La lega dei Jeremy Lin

22 Novembre 2013 di Stefano Olivari

Perché in serie A non ci sono più i grandi stranieri di una volta? Prima di tutto perché noi non siamo più quelli di una volta e quindi mitizziamo il passato. In secondo luogo perché Bosman, Cotonou (l’unico motivo razionale per cui uno statunitense ambisca ad essere africano), passaporti e ragazze dell’Est (ma anche del comasco) hanno reso molto vago il concetto di straniero. In terzo luogo perché i campionati europei interessanti si sono triplicati rispetto agli anni Ottanta, oltretutto con 7 franchigie NBA in più. Infine, perché è qui che volevamo arrivare, perché molte squadre NBA (non tutte, ma molte) ‘consigliano’ ai giocatori ai confini del contratto una esperienza in quella D-League che adesso è all’inizio della sua tredicesima edizione con un successo e una visibilità crescenti e anche insperati. Il segreto è semplice: delle 17 squadre della lega ben 14 hanno un rapporto di affiliazione più o meno esclusivo con una franchigia NBA, al punto di essere quasi squadre B. Ultimi, in ordine cronologico, i Sixers, che controllano i Delaware 87ers alla loro prima stagione in D-League.
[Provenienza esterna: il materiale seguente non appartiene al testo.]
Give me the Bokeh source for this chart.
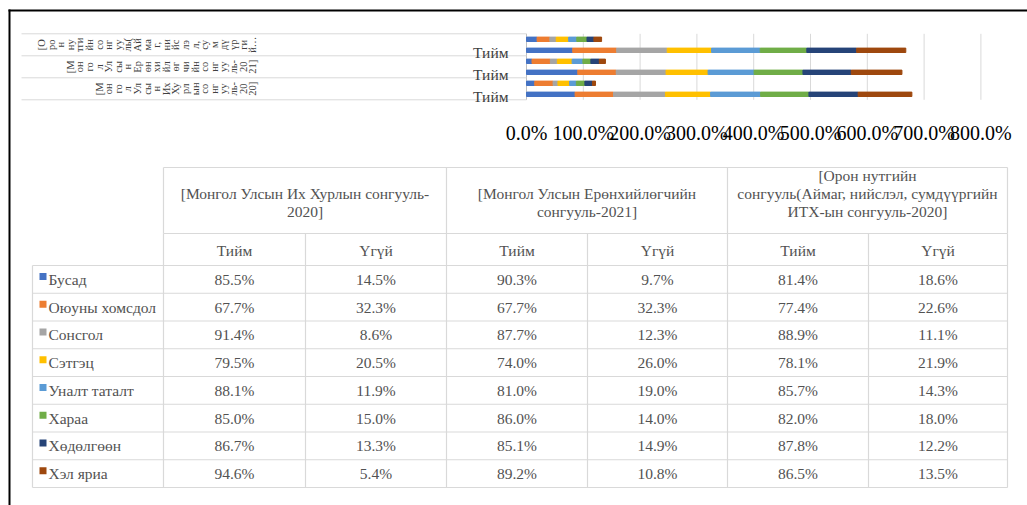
import numpy as np
from bokeh.plotting import figure
from bokeh.models import Range1d, ColumnDataSource
from bokeh.core.properties import value
from bokeh.embed import file_html
from bokeh.resources import INLINE

# ---------------- data ----------------
elections = [
    "[Монгол Улсын Их Хурлын сонгууль-2020]",
    "[Монгол Улсын Ерөнхийлөгчийн сонгууль-2021]",
    "[Орон нутгийн сонгууль(Аймаг, нийслэл, сумдүүргийн ИТХ-ын сонгууль-2020]",
]
# wrapped pieces of the election names as they appear rotated on the category axis
election_axis_pieces = [
    ["[М", "он", "го", "л", "Ул", "сы", "н", "Их", "Ху", "рл", "ын", "со", "нг", "уу", "ль-", "20", "20]"],
    ["[М", "он", "го", "л", "Ул", "сы", "н", "Ер", "өн", "хи", "йл", "өг", "чи", "йн", "со", "нг", "уу", "ль-", "20", "21]"],
    ["[О", "ро", "н", "ну", "тги", "йн", "со", "нг", "уу", "ль(", "Ай", "ма", "г,", "ни", "йс", "лэ", "л,", "су", "м", "дү", "үр", "ги", "й…"],
]
# election names as wrapped in the data-table header
election_table_lines = [
    ["[Монгол Улсын Их Хурлын сонгууль-", "2020]"],
    ["[Монгол Улсын Ерөнхийлөгчийн", "сонгууль-2021]"],
    ["[Орон нутгийн", "сонгууль(Аймаг, нийслэл, сумдүүргийн", "ИТХ-ын сонгууль-2020]"],
]
answers = ["Тийм", "Үгүй"]

series = ["Бусад", "Оюуны хомсдол", "Сонсгол", "Сэтгэц", "Уналт таталт", "Хараа", "Хөдөлгөөн", "Хэл яриа"]
colors = ["#4472C4", "#ED7D31", "#A5A5A5", "#FFC000", "#5B9BD5", "#70AD47", "#264478", "#9E480E"]

# order of values: МУИХ Тийм, МУИХ Үгүй, Ерөнхийлөгч Тийм, Ерөнхийлөгч Үгүй, Орон нутаг Тийм, Орон нутаг Үгүй
busad    = [85.5, 14.5, 90.3, 9.7, 81.4, 18.6]
oyuny    = [67.7, 32.3, 67.7, 32.3, 77.4, 22.6]
sonsgol  = [91.4, 8.6, 87.7, 12.3, 88.9, 11.1]
setgets  = [79.5, 20.5, 74.0, 26.0, 78.1, 21.9]
unalt    = [88.1, 11.9, 81.0, 19.0, 85.7, 14.3]
haraa    = [85.0, 15.0, 86.0, 14.0, 82.0, 18.0]
hudulgun = [86.7, 13.3, 85.1, 14.9, 87.8, 12.2]
hel      = [94.6, 5.4, 89.2, 10.8, 86.5, 13.5]
values = [busad, oyuny, sonsgol, setgets, unalt, haraa, hudulgun, hel]

x_ticks = [0, 100, 200, 300, 400, 500, 600, 700, 800]
x_tick_labels = ["0.0%", "100.0%", "200.0%", "300.0%", "400.0%", "500.0%", "600.0%", "700.0%", "800.0%"]

# ---------------- layout constants (canvas pixels) ----------------
W, H = 1027, 505
PLOT_LEFT = 21          # left end of category separators
ZERO_X = 526            # canvas x of 0 %
PPU = 0.568             # pixels per 1 %
BASE_Y = 99.3           # canvas y of the plot-area bottom
SLOT = 11.0             # pixels per bar slot

FONT = "Liberation Serif"
TXT = "#525252"

p = figure(width=W, height=H, output_backend="svg", toolbar_location=None,
           x_range=Range1d(0, W), y_range=Range1d(H, 0),
           x_axis_location=None, y_axis_location=None, min_border=0,
           min_border_left=0, min_border_right=0, min_border_top=0, min_border_bottom=0)
p.outline_line_color = None
p.grid.visible = False

# percent / slot scales for the bar chart
p.extra_x_ranges = {"pct": Range1d(-ZERO_X / PPU, (W - ZERO_X) / PPU)}
p.extra_y_ranges = {"slot": Range1d((BASE_Y - H) / SLOT, BASE_Y / SLOT)}
PR = dict(x_range_name="pct", y_range_name="slot")

n_groups = len(elections)
n_slots = n_groups * len(answers)

# chart-area border (left and top edges visible)
p.segment(x0=[9, 8], y0=[9, 10], x1=[9, W], y1=[H, 10], line_color="black", line_width=2)

# gridlines, axis line and category separators
p.segment(x0=x_ticks[1:], y0=0, x1=x_ticks[1:], y1=n_slots, line_color="#d9d9d9", line_width=1, **PR)
p.segment(x0=[0], y0=[0], x1=[0], y1=[n_slots], line_color="#bfbfbf", line_width=1, **PR)
sep_y = [2 * g for g in range(n_groups + 1)]
p.segment(x0=(PLOT_LEFT - ZERO_X) / PPU, y0=sep_y, x1=0, y1=sep_y, line_color="#d9d9d9", line_width=1, **PR)

# stacked bars
ys = [g * 2 + a + 0.5 for g in range(n_groups) for a in range(len(answers))]
keys = [f"s{i}" for i in range(len(series))]
data = {"y": ys}
for k, v in zip(keys, values):
    data[k] = v
src = ColumnDataSource(data)
p.hbar_stack(keys, y="y", height=0.4, color=colors, source=src, **PR)

# tick labels of the value axis
p.text(x=x_ticks, y=[(BASE_Y - 132) / SLOT] * len(x_ticks), text=x_tick_labels,
       text_align="center", text_baseline="middle",
       text_font=value(FONT), text_font_size="20px", text_color="black", **PR)

# rotated, wrapped election names on the category axis
ncol = max(len(c) for c in election_axis_pieces)
cx, cy, ct = [], [], []
for g, pieces in enumerate(election_axis_pieces):
    start = ncol - len(pieces)
    for j, piece in enumerate(pieces):
        cx.append((41 + 9.6 * (start + j) - ZERO_X) / PPU)
        cy.append(2 * g + 1)
        ct.append(piece)
p.text(x=cx, y=cy, text=ct, angle=np.pi / 2, text_align="center", text_baseline="middle",
       text_font=value(FONT), text_font_size="10.5px", text_color="#404040", **PR)

# inner category label (only "Тийм" fits)
p.text(x=[(508 - ZERO_X) / PPU] * n_groups, y=[2 * g + 0.3 for g in range(n_groups)],
       text=[answers[0]] * n_groups, text_align="right", text_baseline="middle",
       text_font=value(FONT), text_font_size="15.5px", text_color="#404040", **PR)

# ---------------- data table ----------------
LEG_L = 32
cols = [163, 305, 446, 587, 727, 868, 1007]
H_TOP, H_MID, H_BOT = 167, 233, 265
ROW_H = 27.75
n_rows = len(series)
rows = [H_BOT + ROW_H * i for i in range(n_rows + 1)]
GRID = "#d9d9d9"

x0, y0, x1, y1 = [], [], [], []
for yy in (H_TOP, H_MID):
    x0.append(cols[0]); x1.append(cols[-1]); y0.append(yy); y1.append(yy)
for yy in rows:
    x0.append(LEG_L); x1.append(cols[-1]); y0.append(yy); y1.append(yy)
for xx in cols[::2]:
    x0.append(xx); x1.append(xx); y0.append(H_TOP); y1.append(H_MID)
for xx in cols:
    x0.append(xx); x1.append(xx); y0.append(H_MID); y1.append(rows[-1])
x0.append(LEG_L); x1.append(LEG_L); y0.append(H_BOT); y1.append(rows[-1])
p.segment(x0=x0, y0=y0, x1=x1, y1=y1, line_color=GRID, line_width=1.2)

# election headers (bottom aligned)
hx, hy, ht = [], [], []
for g, lines in enumerate(election_table_lines):
    cxg = (cols[2 * g] + cols[2 * g + 2]) / 2
    for k, line in enumerate(lines):
        hx.append(cxg)
        hy.append(210.5 - 18 * (len(lines) - 1 - k))
        ht.append(line)
p.text(x=hx, y=hy, text=ht, text_align="center", text_baseline="middle",
       text_font=value(FONT), text_font_size="15.5px", text_color=TXT)

col_c = [(cols[i] + cols[i + 1]) / 2 for i in range(len(cols) - 1)]
p.text(x=col_c, y=[249.5] * len(col_c), text=[answers[i % 2] for i in range(len(col_c))],
       text_align="center", text_baseline="middle",
       text_font=value(FONT), text_font_size="15.5px", text_color=TXT)

row_c = [(rows[i] + rows[i + 1]) / 2 for i in range(n_rows)]
vx, vy, vt = [], [], []
for r, vals in enumerate(values):
    for c, v in enumerate(vals):
        vx.append(col_c[c]); vy.append(row_c[r]); vt.append(f"{v:.1f}%")
p.text(x=vx, y=vy, text=vt, text_align="center", text_baseline="middle",
       text_font=value(FONT), text_font_size="15.5px", text_color=TXT)

p.rect(x=[42.5] * n_rows, y=[rc - 3 for rc in row_c], width=7, height=7,
       fill_color=colors, line_color=None)
p.text(x=[48] * n_rows, y=row_c, text=series, text_align="left", text_baseline="middle",
       text_font=value(FONT), text_font_size="15.5px", text_color=TXT)

open("out.html", "w").write(file_html(p, INLINE))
Ma quasi tutti vogliono seguire questa tendenza, che consente di tenere sott’occhio giocatori in cui si crede a metà facendoli giocare in un contesto dove tutti danno tutto pur di arrivare alla NBA. Facile citare Jeremy Lin come storia di successo del passato (Reno Bighorns ma soprattutto Erie BayHawks, da dove partì per New York, la Linsanity e tutto il resto) ma guardando solo alla scorsa stagione sono stati ben 31 i giocatori che dalla D-League sono passati a un contratto NBA: in pratica i roster interi di due franchigie… E sono più di 100 gli attuali giocatori NBA con un passato in NBDL, segno che non sempre si entra dalla porta principale con un contratto garantito. Poi ogni situazione ha le sue specificità: dove c’è rapporto di proprietà diretto e vicinanza geografica (tipo gli Spurs con gli Austin Toros o i Lakers con i Los Angeles D-Fenders), il viavai di giocatori è molto più intenso, in altri casi (tipo i Miami Heat con i Sioux Falls Skyforce) le porte sono un po’ meno girevoli. Di sicuro la vera distinzione è fra i giocatori non scelti al draft, che cercano una vetrina qualsiasi essa sia, e giocatori scelti ma mandati a maturare, come si diceva una volta, tipo Jordan Farmar o Brandon Bass. Certo, LeBron nel South Dakota non lo si vedrà mai. E per vedere un Farmar in Europa bisognerà pagarlo con soldi veri, come del resto hanno fatto a Tel Aviv e Istanbul.